Given instruction
Look through the data for the string "this". Copy every line where it is found.

Entries with chart source code
──────

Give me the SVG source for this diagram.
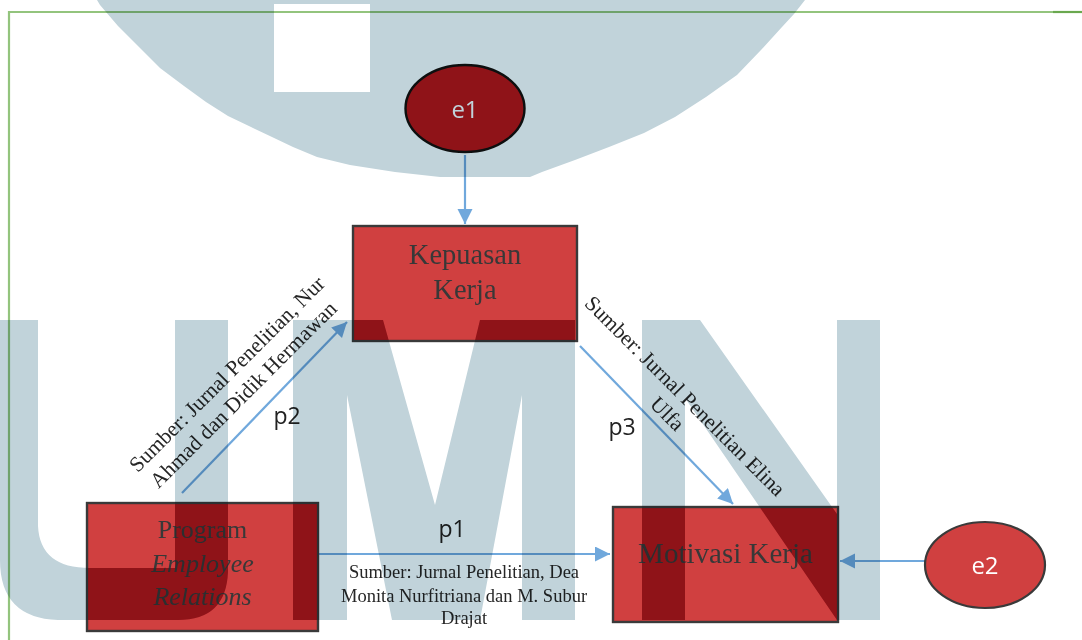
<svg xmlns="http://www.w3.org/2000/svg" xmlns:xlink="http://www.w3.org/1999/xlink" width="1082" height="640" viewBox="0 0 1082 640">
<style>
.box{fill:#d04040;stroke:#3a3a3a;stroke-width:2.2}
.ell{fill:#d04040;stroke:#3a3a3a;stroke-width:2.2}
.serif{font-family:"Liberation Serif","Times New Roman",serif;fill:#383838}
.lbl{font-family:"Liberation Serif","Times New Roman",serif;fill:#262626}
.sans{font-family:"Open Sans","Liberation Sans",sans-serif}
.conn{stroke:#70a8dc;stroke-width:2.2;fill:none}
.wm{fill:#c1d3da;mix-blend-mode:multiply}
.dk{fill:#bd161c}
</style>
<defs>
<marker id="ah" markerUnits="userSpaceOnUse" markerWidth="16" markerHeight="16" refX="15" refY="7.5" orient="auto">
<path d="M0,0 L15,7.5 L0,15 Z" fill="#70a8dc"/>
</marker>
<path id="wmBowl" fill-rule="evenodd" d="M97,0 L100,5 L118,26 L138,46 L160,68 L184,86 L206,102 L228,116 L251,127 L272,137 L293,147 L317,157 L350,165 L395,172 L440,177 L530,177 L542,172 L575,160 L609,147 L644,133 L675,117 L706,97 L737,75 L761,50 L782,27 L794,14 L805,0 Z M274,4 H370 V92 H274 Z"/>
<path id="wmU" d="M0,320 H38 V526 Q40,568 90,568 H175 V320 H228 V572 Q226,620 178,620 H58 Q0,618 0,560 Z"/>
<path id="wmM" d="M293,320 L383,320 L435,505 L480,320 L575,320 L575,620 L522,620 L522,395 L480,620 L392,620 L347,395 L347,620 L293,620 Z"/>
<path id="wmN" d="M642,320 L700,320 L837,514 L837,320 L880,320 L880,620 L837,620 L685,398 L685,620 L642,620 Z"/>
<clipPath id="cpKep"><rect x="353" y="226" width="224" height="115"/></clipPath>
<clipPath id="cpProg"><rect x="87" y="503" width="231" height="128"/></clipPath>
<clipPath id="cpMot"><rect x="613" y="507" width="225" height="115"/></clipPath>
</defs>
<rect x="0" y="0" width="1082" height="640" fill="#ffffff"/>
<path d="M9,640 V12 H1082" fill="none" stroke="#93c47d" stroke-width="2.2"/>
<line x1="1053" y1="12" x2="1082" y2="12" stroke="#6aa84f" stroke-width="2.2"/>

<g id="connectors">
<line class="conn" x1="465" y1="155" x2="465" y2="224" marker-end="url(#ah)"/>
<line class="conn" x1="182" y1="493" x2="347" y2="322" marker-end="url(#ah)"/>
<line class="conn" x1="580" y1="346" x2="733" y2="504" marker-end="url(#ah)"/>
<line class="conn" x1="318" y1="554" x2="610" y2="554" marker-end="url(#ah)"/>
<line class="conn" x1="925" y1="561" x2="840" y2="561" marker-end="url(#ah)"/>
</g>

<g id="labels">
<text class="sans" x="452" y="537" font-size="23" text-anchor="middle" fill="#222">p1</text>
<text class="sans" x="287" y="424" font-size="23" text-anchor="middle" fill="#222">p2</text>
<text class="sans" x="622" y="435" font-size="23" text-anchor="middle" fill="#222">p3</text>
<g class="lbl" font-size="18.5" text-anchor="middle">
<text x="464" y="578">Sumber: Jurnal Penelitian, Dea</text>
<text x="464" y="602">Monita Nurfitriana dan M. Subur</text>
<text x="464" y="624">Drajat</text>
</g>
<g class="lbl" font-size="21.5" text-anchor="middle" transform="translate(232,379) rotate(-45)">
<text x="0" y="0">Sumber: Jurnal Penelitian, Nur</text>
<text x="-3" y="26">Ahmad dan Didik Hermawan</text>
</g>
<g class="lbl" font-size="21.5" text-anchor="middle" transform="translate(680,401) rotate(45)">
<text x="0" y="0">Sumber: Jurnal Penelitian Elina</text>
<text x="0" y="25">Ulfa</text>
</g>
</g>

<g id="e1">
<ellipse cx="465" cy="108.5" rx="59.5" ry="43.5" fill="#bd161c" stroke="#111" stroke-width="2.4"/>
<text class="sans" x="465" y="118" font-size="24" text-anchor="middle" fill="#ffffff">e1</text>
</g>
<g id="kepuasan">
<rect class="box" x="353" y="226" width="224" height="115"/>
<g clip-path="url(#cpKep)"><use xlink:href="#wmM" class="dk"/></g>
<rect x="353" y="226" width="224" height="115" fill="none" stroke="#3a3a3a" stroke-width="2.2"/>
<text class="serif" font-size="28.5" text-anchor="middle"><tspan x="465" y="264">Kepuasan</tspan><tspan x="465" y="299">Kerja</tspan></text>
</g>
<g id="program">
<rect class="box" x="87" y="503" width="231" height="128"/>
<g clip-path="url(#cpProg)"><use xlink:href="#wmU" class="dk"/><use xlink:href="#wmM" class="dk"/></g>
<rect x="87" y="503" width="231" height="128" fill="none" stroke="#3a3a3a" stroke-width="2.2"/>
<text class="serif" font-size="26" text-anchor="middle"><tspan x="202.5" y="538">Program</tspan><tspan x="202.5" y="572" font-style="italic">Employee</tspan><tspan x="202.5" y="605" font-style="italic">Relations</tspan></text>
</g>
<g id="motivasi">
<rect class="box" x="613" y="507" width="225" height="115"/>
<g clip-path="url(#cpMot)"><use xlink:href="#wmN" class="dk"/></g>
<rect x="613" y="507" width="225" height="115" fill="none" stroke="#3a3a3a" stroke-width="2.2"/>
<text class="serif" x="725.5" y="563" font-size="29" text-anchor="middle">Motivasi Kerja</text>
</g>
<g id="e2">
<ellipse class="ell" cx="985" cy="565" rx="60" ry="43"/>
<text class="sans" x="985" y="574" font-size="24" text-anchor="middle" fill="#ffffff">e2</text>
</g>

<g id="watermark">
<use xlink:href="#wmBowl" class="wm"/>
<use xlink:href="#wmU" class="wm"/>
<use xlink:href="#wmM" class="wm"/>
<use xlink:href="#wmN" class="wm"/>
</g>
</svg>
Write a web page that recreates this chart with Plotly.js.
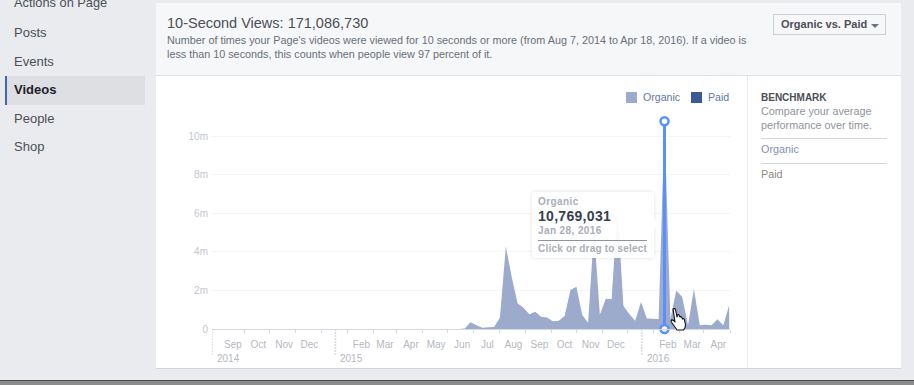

──────

Finished task
Give me the SVG source for this diagram.
Write a web page that recreates this chart with Plotly.js.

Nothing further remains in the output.